You Foster Brand Evangelism

Now that you’re taking a bird’s-eye perspective of your market landscape, ask yourself this: What’s the point of someone coming to your site in the first place?

 

See, we’d argue that the consumer funnel isn’t really a funnel. Ideally, it should look like an hourglass, balanced upon a base of retained customers who purchased from you once and continue to come back for more. Marketing-speak has a tendency to find religion when it talks about this stage of the sales process. We advertisers bat around terms like “conversions,” “audience loyalty,” “brand evangelism,” “the end of the customer’s lifecycle,” and the rest of it. (In a phrase: “Brand evangelists infuse their marketing message with passion.”) Kinda weird? Kinda weird. But, in a way, it makes sense: You’re asking people to believe in you. 

 

“This moment,” you’re saying to them—“this is not where the journey ends, but where it begins.” Your task now is to build communities of followers (without making it feel cultish). So keep in touch with the customers who have just bought from you:

  • Post announcements and updates on your social channels.
  • Build live messaging functionality to answer questions from on-site customers.
  • Send out surveys after you closed a sale to gauge feedback on what people liked about your site and service (and what they did not like).
  • Email newsletters to your subscribers about seasonal promotions. (Even though, yes, we all wish it was fall year-round.)

 

We’ve already talked about designing your site to be user-friendly. Now pair that strategy with making your branding customer-centric. After all, brands that prioritize customer service rake in 5.7 times as much revenue as their competitors who “lag in customer experience.” So listen to what your customers are saying about you. Create communities where members can swap tips and share content across your channels. Let them advocate for your brand, and invest in boosting the rave reviews that they post about you—the earned media and organic buzz that make evangelism powerful rather than proselytizing.

 

You Can Connect With Your Customers

So far, we’ve led you down the primrose path of immersing your site visitors into a curated experience and making your platform customer-centric. But we’d also recommend developing tactics around this strategy, too: Personalizing your ecommerce position.

 

Being customer-centric is not the same as being personable. The former answers questions and absorbs criticism and presents a “How can we help?” shining morning face to the world. The latter establishes rapport with people. Granted, this type of talk can veer into squishy platitudes about making the customer your friend. But all we’re trying to say is that companies have a propensity to sound more company-like as they get bigger. They trot out milquetoast nostrums rather than saying anything of substance, all in the service of appealing to everyone and fortifying their bottom line. Too often, though, the effect of playing it safe is that they blend in, which is an excellent way for the non-Amazons of the world to shrink into obscurity.

 

You shouldn’t (necessarily) make controversial statements to get attention, but you do need to be memorable. 

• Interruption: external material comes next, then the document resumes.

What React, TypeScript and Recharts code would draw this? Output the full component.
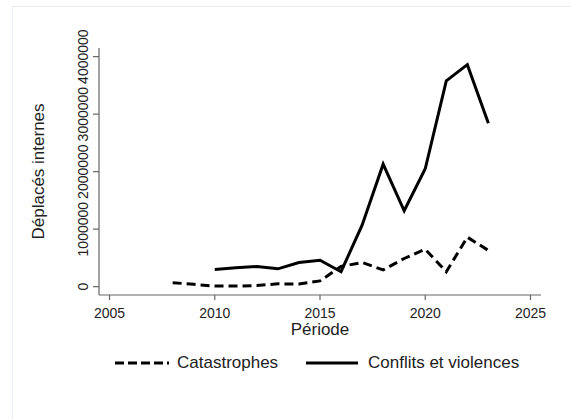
import { LineChart, Line, XAxis, YAxis, Label } from 'recharts';

const years = [2008, 2009, 2010, 2011, 2012, 2013, 2014, 2015, 2016, 2017, 2018, 2019, 2020, 2021, 2022, 2023];
const catastrophes = [70000, 40000, 10000, 10000, 20000, 50000, 45000, 100000, 350000, 420000, 290000, 490000, 650000, 260000, 860000, 630000];
const conflits = [null, null, 300000, 330000, 350000, 310000, 420000, 460000, 260000, 1070000, 2130000, 1320000, 2050000, 3580000, 3860000, 2840000];
const xTicks = [2005, 2010, 2015, 2020, 2025];
const yTicks = [0, 1000000, 2000000, 3000000, 4000000];

const data = years.map((year, i) => ({
    year,
    catastrophes: catastrophes[i],
    conflits: conflits[i],
}));

const font = '"Liberation Sans", Arial, sans-serif';
const axisColor = '#666666';
const textColor = '#222222';

function YTick(props: any) {
    const { x, y, payload } = props;
    return (
        <text
            x={x}
            y={y}
            transform={`rotate(-90, ${x}, ${y})`}
            textAnchor="middle"
            fontSize={14}
            fontFamily={font}
            fill={textColor}
        >
            {payload.value}
        </text>
    );
}

export default function App() {
    return (
        <div style={{ position: 'absolute', left: 0, top: 0, width: 571, height: 419, background: '#fff', fontFamily: font }}>
            <div
                style={{
                    position: 'absolute',
                    left: 12,
                    top: 6,
                    width: 559,
                    height: 413,
                    borderLeft: '1px solid #e9eef3',
                    borderTop: '1px solid #e9eef3',
                }}
            />
            <LineChart
                width={571}
                height={419}
                data={data}
                margin={{ top: 48, right: 30, left: 0, bottom: 64 }}
                style={{ position: 'absolute', left: 0, top: 0 }}
            >
                <XAxis
                    dataKey="year"
                    type="number"
                    domain={[2004.5, 2025.5]}
                    ticks={xTicks}
                    interval={0}
                    height={60}
                    stroke={axisColor}
                    strokeWidth={1.2}
                    tickSize={5}
                    tickMargin={8}
                    tick={{ fontSize: 14, fontFamily: font, fill: textColor }}
                >
                    <Label
                        content={(p: any) => {
                            const vb = p.viewBox;
                            return (
                                <text
                                    x={vb.x + vb.width / 2}
                                    y={vb.y + 40}
                                    textAnchor="middle"
                                    fontSize={17}
                                    fontFamily={font}
                                    fill={textColor}
                                >
                                    Période
                                </text>
                            );
                        }}
                    />
                </XAxis>
                <YAxis
                    type="number"
                    domain={[-145000, 4150000]}
                    ticks={yTicks}
                    interval={0}
                    width={99}
                    stroke={axisColor}
                    strokeWidth={1.2}
                    tickSize={6}
                    tickMargin={5}
                    tick={<YTick />}
                >
                    <Label
                        content={(p: any) => {
                            const vb = p.viewBox;
                            const cy = vb.y + vb.height / 2;
                            return (
                                <text
                                    x={44}
                                    y={cy}
                                    transform={`rotate(-90, 44, ${cy})`}
                                    textAnchor="middle"
                                    fontSize={17}
                                    fontFamily={font}
                                    fill={textColor}
                                >
                                    Déplacés internes
                                </text>
                            );
                        }}
                    />
                </YAxis>
                <Line
                    type="linear"
                    dataKey="catastrophes"
                    stroke="#000"
                    strokeWidth={3}
                    strokeDasharray="9 5"
                    dot={false}
                    activeDot={false}
                    connectNulls={false}
                    isAnimationActive={false}
                />
                <Line
                    type="linear"
                    dataKey="conflits"
                    stroke="#000"
                    strokeWidth={3}
                    dot={false}
                    activeDot={false}
                    isAnimationActive={false}
                />
            </LineChart>
            <div
                style={{
                    position: 'absolute',
                    left: 0,
                    top: 351,
                    width: 571,
                    height: 24,
                    fontSize: 17,
                    color: textColor,
                }}
            >
                <svg width={56} height={24} style={{ position: 'absolute', left: 114, top: 0 }}>
                    <line x1={1} y1={12} x2={55} y2={12} stroke="#000" strokeWidth={3} strokeDasharray="9 4" />
                </svg>
                <span style={{ position: 'absolute', left: 177, top: 2, whiteSpace: 'nowrap' }}>Catastrophes</span>
                <svg width={54} height={24} style={{ position: 'absolute', left: 305, top: 0 }}>
                    <line x1={1} y1={12} x2={53} y2={12} stroke="#000" strokeWidth={3} />
                </svg>
                <span style={{ position: 'absolute', left: 368, top: 2, whiteSpace: 'nowrap' }}>Conflits et violences</span>
            </div>
        </div>
    );
}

  • Write witty copy that makes your customers laugh. 
  • Take every opportunity to thank them and address them by name. 
  • Come across as an approachable, knowledgeable human, rather than a PR statement. 
  • Surprise your subscribers with shipping or return policies that feel like they’ve been designed for their convenience (which, as it happens, they have). 

 

And now prepare yourself for a hard left turn: Do some research on them.

 

This last point may seem paradoxical—pairing a people-first approach to branding with a data-driven segmentation of consumer profiles. But those right brain-left brain modi operandi really form one mindset: An ecommerce entrepreneurism that feels real and relatable, and a digital shop equipped with AI that anticipates the customer’s needs. 

 

In case you haven’t been keeping up, ecommerce personalized marketing has become quite sophisticated. Modal pop-ups, dynamic content blocks, aggregating top referral traffic sources by cohort—it all sounds so technical, like the distant drone of a 12th grade calculus class. But those terms add up to Stitchfix sending you outfits tailored to your style choices, or Netflix recommending movies based on your viewing preferences.

 

People sometimes complain that algorithms get things wrong, and here’s a tip for you: Algorithms get things wrong. Your marketing strategy will, too. But ponder that issue from the other direction: Would you prefer that Stitchfix not handpick the scarves and sweaters that your purchase history indicates you want to wear this fall? Would you rather that Netflix adopt a more sink-or-swim attitude to your moviegoing selection? Let’s be honest: You would not. And let’s give them credit: At least they’re trying. So as a rule, treat the people who frequent your shop as individuals with idiosyncratic tastes and you’ll have a better chance of making them feel like they’re getting an experience from you that they can’t find anywhere else.

 

You Can Scale Up

In many ways, the point of forging an ecommerce brand is to stake out your market position and then grow that position. The expert consensus—and the commonsense conclusion—is that better customer service improves sales, because branding defines your values and sharpens your identity. Once people know your brand, they’re more likely to buy from you. Once you know your brand, you’re better equipped to expand its parameters in ways that make sense for your business—offering a new service line, taking stances on social issues, or deciding which other companies to partner with or become an affiliate of.

 

Here’s the thing: Any middleman can open an eBay account and start selling leaf blowers and fire pits. But a customized brand experience makes you unique. Without it, you blend right in, like a nutmeg-scented candle on an autumnal mantelpiece.